Horror! Fury! Rapture! All blended. Righteous indignation is a deliciously complex emotion in which conflicting feelings dance a kind of intimate tango together.
Tenderised to all emotions by these weird and alarming times (my federal capital city, like much of Australia is locked down as COVID-19 besieges us) I enjoyed a terrific pandemic-amplified rush of indignation one morning last weekend. (I'd compare that rush to an orgasm but this is a family column and so I'll keep that adult thought to myself.)
Out walking, I came across a bevy of sinners engaging in a forbidden, orgiastic activity of almost unimaginable depravity.
Yes, they were playing tennis!
On tennis courts behind a local high school, a dozen debauchees (their naked faces shamelessly maskless) were playing hit-and-giggle doubles tennis together, in defiance of the chief minister's specific forbidding of any tennis (or golf) until he decreed otherwise. As I write there are, in obedience to our chief minister, padlocks on the gates of compliant Canberra tennis clubs, including my own.

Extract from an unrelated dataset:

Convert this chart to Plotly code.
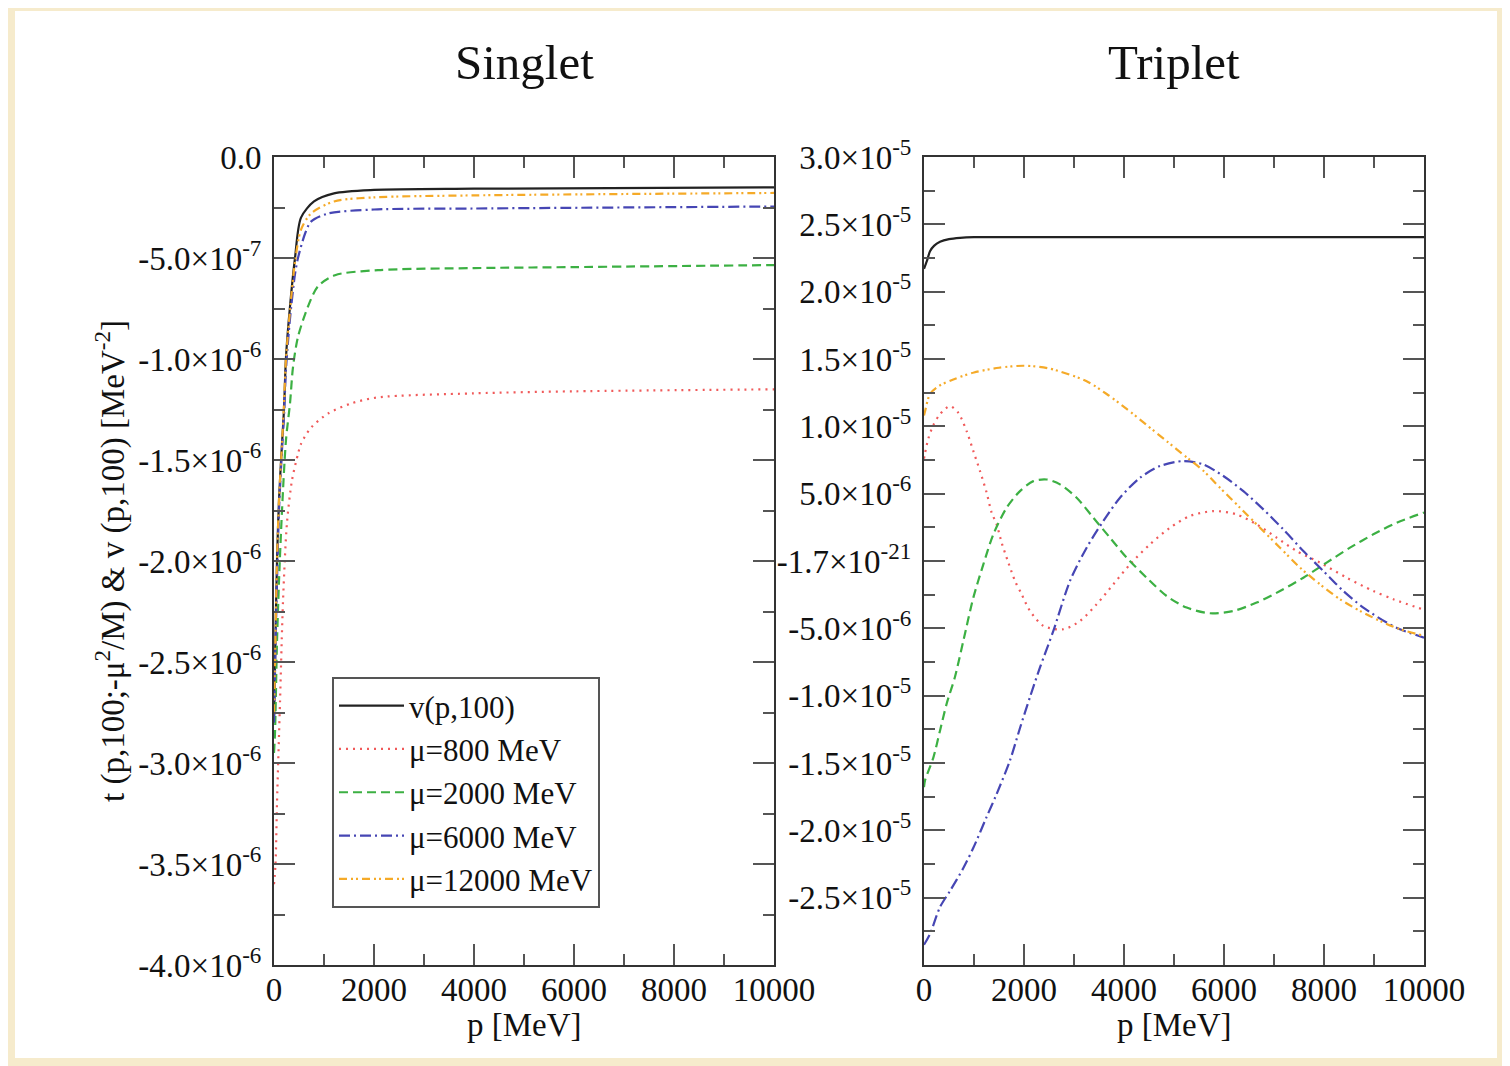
import plotly.graph_objects as go

# page offset (browser body margin) compensation
OX, OY = 8, 8
W, H = 1502, 1058

# ---------------- data (values in units of 1e-6 MeV^-2) ----------------
# Singlet panel
s_v_p   = [0, 20, 60, 100, 160, 200, 240, 320, 420, 540, 800, 1200, 2000, 4000, 10000]
s_v     = [-2.8, -2.5, -2.0, -1.7, -1.42, -1.25, -0.99, -0.74, -0.5, -0.30, -0.22, -0.18, -0.163, -0.157, -0.15]

s_800_p = [0, 30, 60, 120, 180, 260, 360, 480, 540, 740, 1080, 1540, 2080, 4000, 6000, 10000]
s_800   = [-3.6, -3.5, -3.2, -2.7, -2.2, -1.81, -1.6, -1.47, -1.42, -1.34, -1.27, -1.22, -1.19, -1.17, -1.16, -1.15]

s_2000_p = [0, 20, 60, 100, 160, 240, 320, 380, 480, 680, 880, 1220, 2080, 4000, 6000, 10000]
s_2000   = [-2.95, -2.85, -2.4, -2.1, -1.75, -1.40, -1.22, -1.04, -0.89, -0.74, -0.64, -0.585, -0.56, -0.55, -0.545, -0.535]

s_6000_p = [0, 20, 60, 100, 160, 200, 240, 320, 420, 480, 620, 740, 1080, 2000, 4000, 10000]
s_6000   = [-2.8, -2.55, -2.1, -1.75, -1.45, -1.28, -1.05, -0.8, -0.58, -0.5, -0.38, -0.32, -0.28, -0.26, -0.255, -0.245]

s_12000_p = [0, 20, 60, 100, 160, 200, 240, 320, 420, 540, 740, 1200, 2000, 4000, 10000]
s_12000   = [-2.75, -2.5, -2.0, -1.7, -1.42, -1.22, -1.0, -0.76, -0.52, -0.36, -0.28, -0.22, -0.2, -0.19, -0.178]

# Triplet panel
t_v_p = [0, 60, 120, 200, 320, 500, 720, 1000, 10000]
t_v   = [21.7, 22.3, 23.0, 23.4, 23.7, 23.9, 24.0, 24.05, 24.05]

t_800_p = [0, 20, 87, 187, 320, 520, 687, 853, 987, 1120, 1253, 1353, 1453, 1553, 1687, 1820, 1953,
           2120, 2387, 2787, 3120, 3453, 3787, 4120, 4520, 4920, 5320, 5787, 6253, 6653, 7053, 7453,
           7920, 8453, 8987, 9387, 10000]
t_800   = [7.6, 8.0, 9.1, 10.1, 10.9, 11.5, 11.0, 9.64, 8.16, 6.68, 5.07, 3.59, 2.72, 1.36, -0.12, -1.48, -2.47,
           -3.71, -4.82, -5.07, -4.45, -3.21, -1.73, -0.25, 1.24, 2.47, 3.34, 3.71, 3.46, 2.72, 1.73, 0.74,
           -0.12, -1.24, -2.23, -2.84, -3.62]

t_2000_p = [0, 20, 187, 320, 453, 620, 787, 987, 1187, 1387, 1653, 1920, 2187, 2453, 2720, 3053, 3387,
            3720, 4053, 4453, 4853, 5253, 5720, 6187, 6653, 7120, 7587, 8053, 8520, 8987, 9453, 10000]
t_2000   = [-16.8, -16.3, -14.6, -12.6, -10.6, -8.6, -5.93, -2.72, -0.25, 1.98, 3.96, 5.19, 5.93, 6.05, 5.69, 4.70, 3.21,
            1.73, 0.25, -1.24, -2.60, -3.46, -3.88, -3.71, -3.09, -2.23, -1.24, -0.12, 0.99, 1.98, 2.84, 3.6]

t_6000_p = [0, 120, 320, 520, 787, 987, 1253, 1453, 1720, 1920, 2120, 2320, 2587, 2920, 3253, 3587, 3920,
            4320, 4720, 5187, 5587, 5987, 6387, 6787, 7187, 7587, 7987, 8387, 8787, 9253, 9520, 10000]
t_6000   = [-28.5, -27.7, -25.7, -24.5, -22.8, -21.3, -19.0, -17.3, -14.8, -12.4, -10.1, -7.9, -5.19, -1.48, 0.99, 2.97, 4.70,
            6.18, 7.05, 7.42, 7.17, 6.31, 5.19, 3.83, 2.35, 0.74, -0.74, -2.23, -3.46, -4.57, -5.07, -5.69]

t_12000_p = [0, 20, 120, 300, 600, 1000, 1500, 2000, 2500, 3253, 3653, 4053, 4453, 4853, 5253, 5587, 5920,
             6320, 6720, 7120, 7520, 7920, 8320, 8720, 9120, 9520, 10000]
t_12000   = [10.8, 11.1, 12.4, 13.0, 13.5, 14.0, 14.35, 14.5, 14.3, 13.35, 12.4, 11.3, 10.1, 8.9, 7.7, 6.7, 5.44,
             3.96, 2.47, 0.99, -0.49, -1.73, -2.84, -3.71, -4.45, -5.07, -5.56]

# tick labels
x_ticks = [0, 2000, 4000, 6000, 8000, 10000]
x_ticktext = ["0", "2000", "4000", "6000", "8000", "10000"]
s_yticks = [0, -0.5e-6, -1.0e-6, -1.5e-6, -2.0e-6, -2.5e-6, -3.0e-6, -3.5e-6, -4.0e-6]
s_yticktext = ["0.0", "-5.0×10<sup>-7</sup>", "-1.0×10<sup>-6</sup>", "-1.5×10<sup>-6</sup>",
               "-2.0×10<sup>-6</sup>", "-2.5×10<sup>-6</sup>", "-3.0×10<sup>-6</sup>",
               "-3.5×10<sup>-6</sup>", "-4.0×10<sup>-6</sup>"]
t_yticks = [3.0e-5, 2.5e-5, 2.0e-5, 1.5e-5, 1.0e-5, 5.0e-6, 0, -5.0e-6, -1.0e-5, -1.5e-5, -2.0e-5, -2.5e-5, -3.0e-5]
t_yticktext = ["3.0×10<sup>-5</sup>", "2.5×10<sup>-5</sup>", "2.0×10<sup>-5</sup>", "1.5×10<sup>-5</sup>",
               "1.0×10<sup>-5</sup>", "5.0×10<sup>-6</sup>", "-1.7×10<sup>-21</sup>", "-5.0×10<sup>-6</sup>",
               "-1.0×10<sup>-5</sup>", "-1.5×10<sup>-5</sup>", "-2.0×10<sup>-5</sup>", "-2.5×10<sup>-5</sup>", ""]

names = ["v(p,100)", "μ=800 MeV", "μ=2000 MeV", "μ=6000 MeV", "μ=12000 MeV"]
colors = ["#222222", "#f05a5a", "#3cb043", "#4646b4", "#f5aa28"]
dashes = ["solid", "2px,5px", "9px,5px", "11px,4px,2px,4px", "8px,4px,2px,3px,2px,4px"]

FONT = "Liberation Serif"
TICK_SIZE = 33

def sc(vals):
    return [v * 1e-6 for v in vals]

fig = go.Figure()
singlet = [(s_v_p, s_v), (s_800_p, s_800), (s_2000_p, s_2000), (s_6000_p, s_6000), (s_12000_p, s_12000)]
triplet = [(t_v_p, t_v), (t_800_p, t_800), (t_2000_p, t_2000), (t_6000_p, t_6000), (t_12000_p, t_12000)]

for i, (px, py) in enumerate(singlet):
    fig.add_trace(go.Scatter(x=px, y=sc(py), mode="lines", name=names[i],
                             line=dict(color=colors[i], width=2.2, dash=dashes[i], shape="spline", smoothing=0.8),
                             xaxis="x", yaxis="y", showlegend=True))
for i, (px, py) in enumerate(triplet):
    fig.add_trace(go.Scatter(x=px, y=sc(py), mode="lines", name=names[i],
                             line=dict(color=colors[i], width=2.2, dash=dashes[i], shape="spline", smoothing=0.8),
                             xaxis="x2", yaxis="y2", showlegend=False))

def px2x(x):
    return (x - OX) / W

def px2y(y):
    return 1 - (y - OY) / H

common_axis = dict(showline=True, linecolor="#333333", linewidth=2, mirror="allticks",
                   ticks="inside", ticklen=21, tickwidth=1.5, tickcolor="#555555",
                   showgrid=False, zeroline=False, automargin=False,
                   tickfont=dict(family=FONT, size=TICK_SIZE, color="#111111"))

xdom1 = [px2x(274), px2x(774)]
xdom2 = [px2x(924), px2x(1424)]
ydom = [px2y(965), px2y(157)]

minor_x = dict(ticks="inside", ticklen=11, dtick=1000, tickcolor="#555555", tickwidth=1.5, showgrid=False)

fig.update_layout(
    width=W, height=H,
    margin=dict(l=0, r=0, t=0, b=0),
    paper_bgcolor="#f6ebcc",
    plot_bgcolor="white",
    template="none",
    font=dict(family=FONT, size=30, color="#111111"),
    xaxis=dict(domain=xdom1, range=[0, 10000], anchor="y", tickvals=x_ticks, ticktext=x_ticktext,
               ticklabelstandoff=-6, minor=minor_x, **common_axis),
    yaxis=dict(domain=ydom, range=[-4e-6, 0], anchor="x", tickvals=s_yticks, ticktext=s_yticktext,
               ticklabelstandoff=4,
               minor=dict(ticks="inside", ticklen=11, dtick=0.25e-6, tickcolor="#555555", tickwidth=1.5, showgrid=False),
               **common_axis),
    xaxis2=dict(domain=xdom2, range=[0, 10000], anchor="y2", tickvals=x_ticks, ticktext=x_ticktext,
                ticklabelstandoff=-6, minor=minor_x, **common_axis),
    yaxis2=dict(domain=ydom, range=[-3e-5, 3e-5], anchor="x2", tickvals=t_yticks, ticktext=t_yticktext,
                ticklabelstandoff=4,
                minor=dict(ticks="inside", ticklen=11, dtick=2.5e-6, tickcolor="#555555", tickwidth=1.5, showgrid=False),
                **common_axis),
    legend=dict(x=px2x(332), y=px2y(677), xanchor="left", yanchor="top",
                bgcolor="white", bordercolor="#555555", borderwidth=2,
                font=dict(family=FONT, size=31, color="#111111"), tracegroupgap=0,
                itemwidth=65),
    showlegend=True,
)

fig.add_shape(type="rect", xref="paper", yref="paper",
              x0=px2x(15), x1=px2x(1497), y0=px2y(1058), y1=px2y(11),
              fillcolor="white", line=dict(width=0), layer="below")

ann_font = dict(family=FONT, color="#111111")
fig.add_annotation(x=px2x(524), y=px2y(62), xref="paper", yref="paper", text="Singlet", showarrow=False,
                   font=dict(size=49, **ann_font), xanchor="center", yanchor="middle")
fig.add_annotation(x=px2x(1174), y=px2y(62), xref="paper", yref="paper", text="Triplet", showarrow=False,
                   font=dict(size=49, **ann_font), xanchor="center", yanchor="middle")
fig.add_annotation(x=px2x(524), y=px2y(1025), xref="paper", yref="paper", text="p [MeV]", showarrow=False,
                   font=dict(size=33, **ann_font), xanchor="center", yanchor="middle")
fig.add_annotation(x=px2x(1174), y=px2y(1025), xref="paper", yref="paper", text="p [MeV]", showarrow=False,
                   font=dict(size=33, **ann_font), xanchor="center", yanchor="middle")
fig.add_annotation(x=px2x(110), y=px2y(561), xref="paper", yref="paper",
                   text="t (p,100;-μ<sup>2</sup>/M) &amp; v (p,100) [MeV<sup>-2</sup>]", showarrow=False,
                   textangle=-90, font=dict(size=33, **ann_font), xanchor="center", yanchor="middle")

fig.write_html("out.html")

And so last Saturday watching the debauchees playing, transfixed by this pornographic spectacle, my iPhone fingers twitched with the temptation to iDob them in.
To dob, or not to dob? That is the question so many Australians are required to ask these days as we are alert to those sinners (let us call them the M&Ms, the mingling and the maskless) we see transgressing the emergency public health rules of lockdown.
But dobbery is a fraught, complex matter. A stimulating recent edition of ABC Radio National's Minefield devoted an analytical hour to the pandemic-pressing personal and ethical complexities of dobbing and of refraining from dobbing.
I didn't dob in the tennis debauchees, and really only thought of doing so for a fleeting nanosecond. Readers, if like me you are finding yourselves dob-reluctant, why is it so?
Surely for a start there is an underlying social prohibition, perhaps even with a uniquely Australian edge to it, against dobbing. For many (a majority?) of us this is a tall hurdle to be cleared before one can even think of dobbing.
And can there ever be such a thing as fully defensible, virtuous dobbing? If there can be then does its virtuousness depend on how egregious the sins of the dobbed-in sinners are?
Some of us who might not hesitate to dob in a neighbour we know is being violent towards defenceless others in his home, who might with glee blow a whistle to shame a rorting politician, are more likely to hesitate about dobbing in public health compliance sinner-yahoo M&Ms whose sins may with luck do no harm to others.
And yet what if, in a time of public health emergency with the virus still spreading among us and when the M&Ms' irresponsibility may do great harm to others, our refusal to report them is a kind of moral cowardice, even of wicked complicity in their misdeeds? What to think? What to do?
This is an area of seething uncertainties when if we have such a companion we should be asking hard questions of our inner ethicist. Properly consulted she will challenge us to ask ourselves what it is we expect any dobbings we do to actually achieve. What if, she might probe, your dobbings make things worse, stoking in the dobbed a counter-productive resentment?
And what if, she persists, (seriously shirtfronting me now) your impulse to dob is less an altruistic concern for your community's health safety than glee at the masturbatory thrill of righteous indignation (common in dobbers) you so eloquently and insightfully describe in this column's opening sentences?
Yes, she may well be right. Some of my personal reluctance to dob has to do with my realisation that my dob appetites come from my worst side. My inner dobber (part of a beast I have known for 75 years) is such a prig, such a wowser. He can be obnoxiously self-righteous, infuriatingly holier-than-thou, smugly judgmental.
He is often appalling me lately. Whenever I see sinning M&Ms (for example my tennis scofflaws, or maskless shoppers bustling into my local supermarket) he temporarily possesses me. At his indignation's malignant command I fleetingly feel that the offending M&Ms I've caught deserve to be figuratively tasered with the electroshocks of social disapproval and of law-and-order's punishments.
But then, so far, the better, good-bloke me, my Doctor Jekyll, hurries to crash tackle my Mr Hyde and send that fiend on his way, for now.